The Parliamentary Budget Office has confirmed that this year's Budget will include a $950 million hole due to the yet-to-be legislated cut in the R&D Tax Incentive.
The PBO has updated a previous report in which it calculated the impact of measures that were announced in the Budget but remain unlegislated.
The long list of measures includes the proposed 1.5 per cent cut in the R&D Tax Incentive, which has so far failed to win political support, equating to $950 million over the four-year forward estimates.
In effect, the proposal to reduce the value of the Incentive equates to a four-year $950 million cut in policy support for Australian-based R&D.
The Government did secure support from the Palmer United Party last year to cap claims under the popular and highly-regarded program but Labor and the Greens have maintained their opposition to the proposed 1.5 per cent cut.
The Government has maintained its commitment to cut the value of the R&D Tax Incentive, despite its stated and policy support for innovation, most recently highlighted in the release of its National Science and Innovation Agenda.

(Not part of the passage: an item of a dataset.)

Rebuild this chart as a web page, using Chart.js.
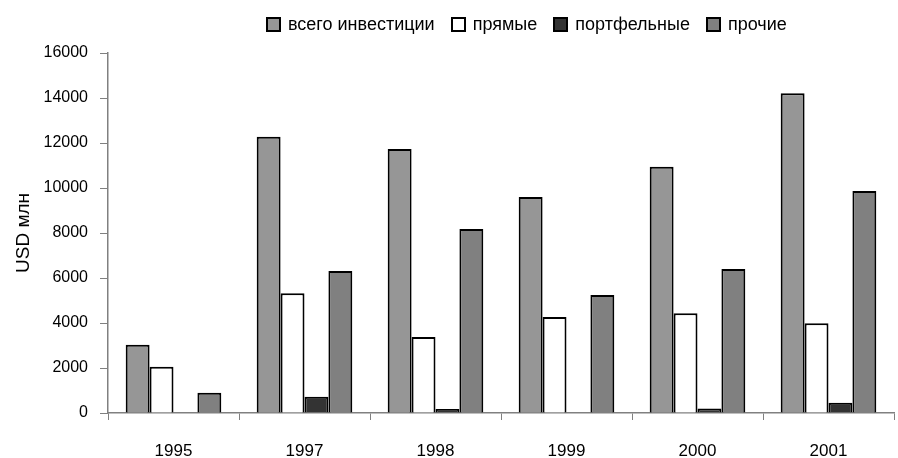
<!DOCTYPE html>
<html>
<head>
<meta charset="utf-8">
<script src="https://cdn.jsdelivr.net/npm/chart.js@4"></script>
<style>
  body { margin: 0; background: #fff; }
  #wrap { position: relative; width: 898px; height: 458px; }
  #legend { position: absolute; top: 14px; left: 266px; display: flex; font: 18px "Liberation Sans", Arial, sans-serif; color: #000; white-space: nowrap; }
  #legend span.item { display: flex; align-items: center; margin-right: 16px; }
  #legend span.box { width: 11px; height: 11px; border: 2px solid #000; margin-right: 7px; }
</style>
</head>
<body>
<div id="wrap">
  <canvas id="chart" width="898" height="458"></canvas>
  <div id="legend"></div>
</div>
<script>
  // Годы
  let years = ["1995", "1997", "1998", "1999", "2000", "2001"];
  // Значения, USD млн
  let vsego = [3030, 12280, 11730, 9600, 10950, 14210];
  let pryamye = [2060, 5320, 3380, 4270, 4430, 3990];
  let portfelnye = [0, 720, 180, 0, 200, 460];
  let prochie = [900, 6310, 8180, 5240, 6400, 9870];

  let yTicks = [0, 2000, 4000, 6000, 8000, 10000, 12000, 14000, 16000];

  let names = ["всего инвестиции", "прямые", "портфельные", "прочие"];
  let colors = ["#969696", "#ffffff", "#333333", "#808080"];
  let series = [vsego, pryamye, portfelnye, prochie];

  let datasets = series.map((values, i) => ({
    label: names[i],
    data: values,
    backgroundColor: colors[i],
    borderColor: "#000000",
    borderWidth: 2,
    borderSkipped: "bottom",
    categoryPercentage: 0.73,
    barPercentage: 1.0,
  }));

  // Легенда
  let legend = document.getElementById("legend");
  names.forEach((name, i) => {
    let item = document.createElement("span");
    item.className = "item";
    let box = document.createElement("span");
    box.className = "box";
    box.style.background = colors[i];
    item.appendChild(box);
    item.appendChild(document.createTextNode(name));
    legend.appendChild(item);
  });

  let family = "'Liberation Sans', Arial, sans-serif";

  let ctx = document.getElementById("chart").getContext("2d");
  new Chart(ctx, {
    type: "bar",
    data: { labels: years, datasets: datasets },
    options: {
      responsive: false,
      animation: false,
      layout: { padding: { top: 53, right: 4, left: 0, bottom: 0 } },
      plugins: { legend: { display: false }, tooltip: { enabled: false } },
      scales: {
        x: {
          grid: { drawOnChartArea: false, offset: true, tickLength: 7, color: "#808080", tickColor: "#808080" },
          border: { color: "#808080", width: 1.5 },
          ticks: { color: "#000", font: { family: family, size: 17 }, padding: 21 },
          afterFit: (scale) => { scale.height = 45; },
        },
        y: {
          min: 0,
          max: 16000,
          afterBuildTicks: (scale) => { scale.ticks = yTicks.map((v) => ({ value: v })); },
          grid: { drawOnChartArea: false, tickLength: 8, color: "#808080", tickColor: "#808080" },
          border: { color: "#808080", width: 1.5 },
          ticks: { color: "#000", font: { family: family, size: 16 }, padding: 12, callback: (v) => String(v) },
          title: { display: true, text: "USD млн", color: "#000", font: { family: family, size: 19 }, padding: { top: 12, bottom: 0 } },
          afterFit: (scale) => { scale.width = 108; },
        },
      },
    },
  });
</script>
</body>
</html>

AusBiotech has cautioned the Government against changes that would reduce or dilute the benefit for the biotechnology sector.
The Incentive, which is considered a key and internationally competitive mechanism for Australia to attract investment in R&D, is also the subject of a review. The review was initially announced to be conducted by Treasury but will now be undertaken by the recently announced newly created national innovation agency.